C - Confier aux régions le pilotage territorial des politiques de formation professionnelle
- Désigner la région comme lieu privilégié de mise en cohérence des politiques de formation professionnelle ;
- faire du Plan régional de développement des formations professionnelles ( PRDFP) l'instrument de la stratégie de formation au niveau régional en associant à son élaboration l'ensemble des parties concernées : les services de l'État (le rectorat, l'ensemble des services déconcentrés intéressés) les partenaires sociaux, les autres acteurs présents dans la région et dans les bassins d'emploi(conseils généraux, organismes consulaires, prestataires de formation, communauté éducative, associations familiales) ;
- modifier la loi afin de donner au PRDFP une valeur prescriptive de sorte que les signataires, notamment l'éducation nationale et le monde économique, soient engagés par leur signature et que soit ainsi lancée la nécessaire démarche de gestion partagée des compétences.

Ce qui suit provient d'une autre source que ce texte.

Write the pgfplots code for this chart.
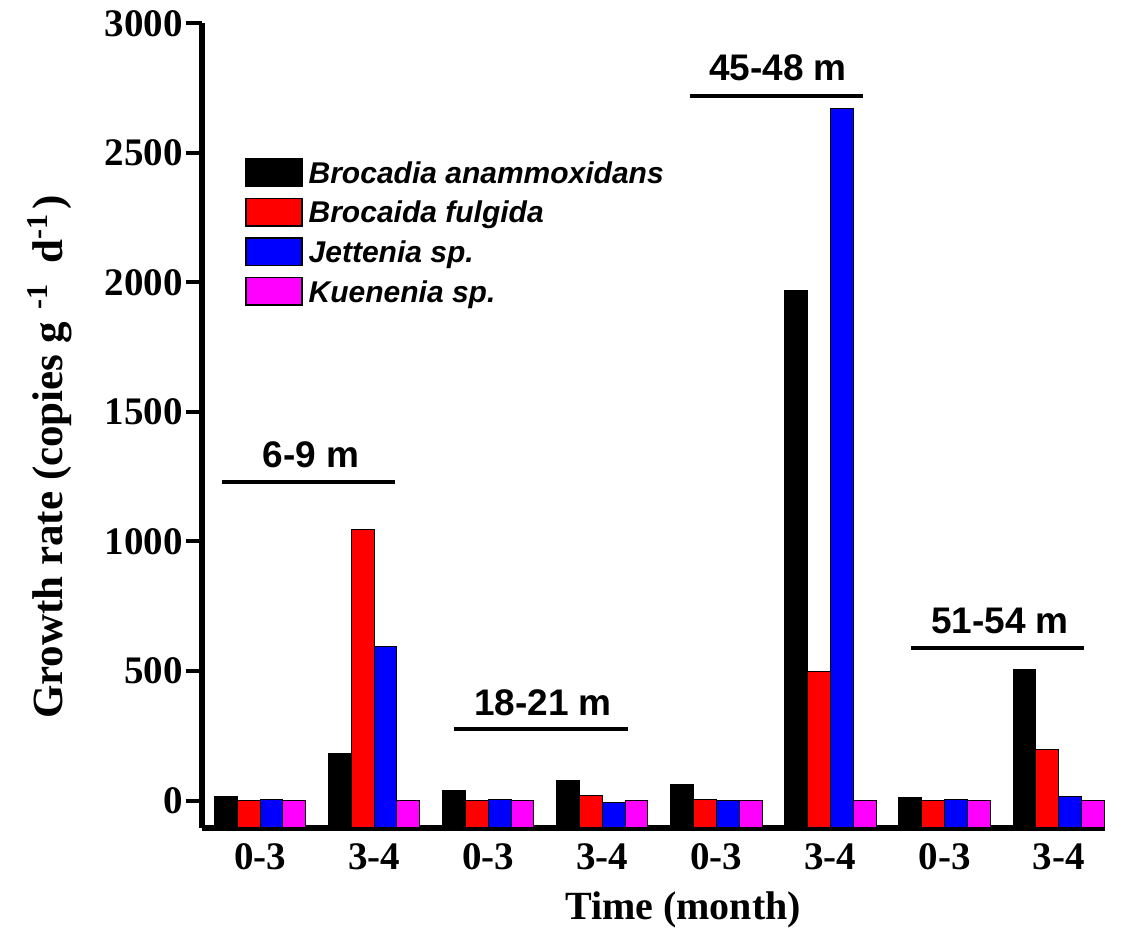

D - Structurer le dialogue social au niveau régional
- Favoriser l'émergence, du côté des partenaires sociaux, de « pôles paritaires » régionaux de nature à structurer le dialogue social en région dans un cadre qui pourra être variable (conférence des financeurs, GIP, comités de coordination) ;
- maintenir le dialogue social régional à tous les stades de la procédure d'élaboration au suivi du PRDFP.
E - L'évaluation des politiques de formation : une nécessité
Elle doit être faite chaque année. Une mission parlementaire d'évaluation des politiques de formation sera créée à cette fin. Elle remettra annuellement un rapport au Parlement qui portera notamment sur :
- l'évolution de la qualité des formations dispensées ;
- l'adéquation entre l'offre de formation et les attentes du marché du travail ;
- le respect du principe constitutionnel d'égalité.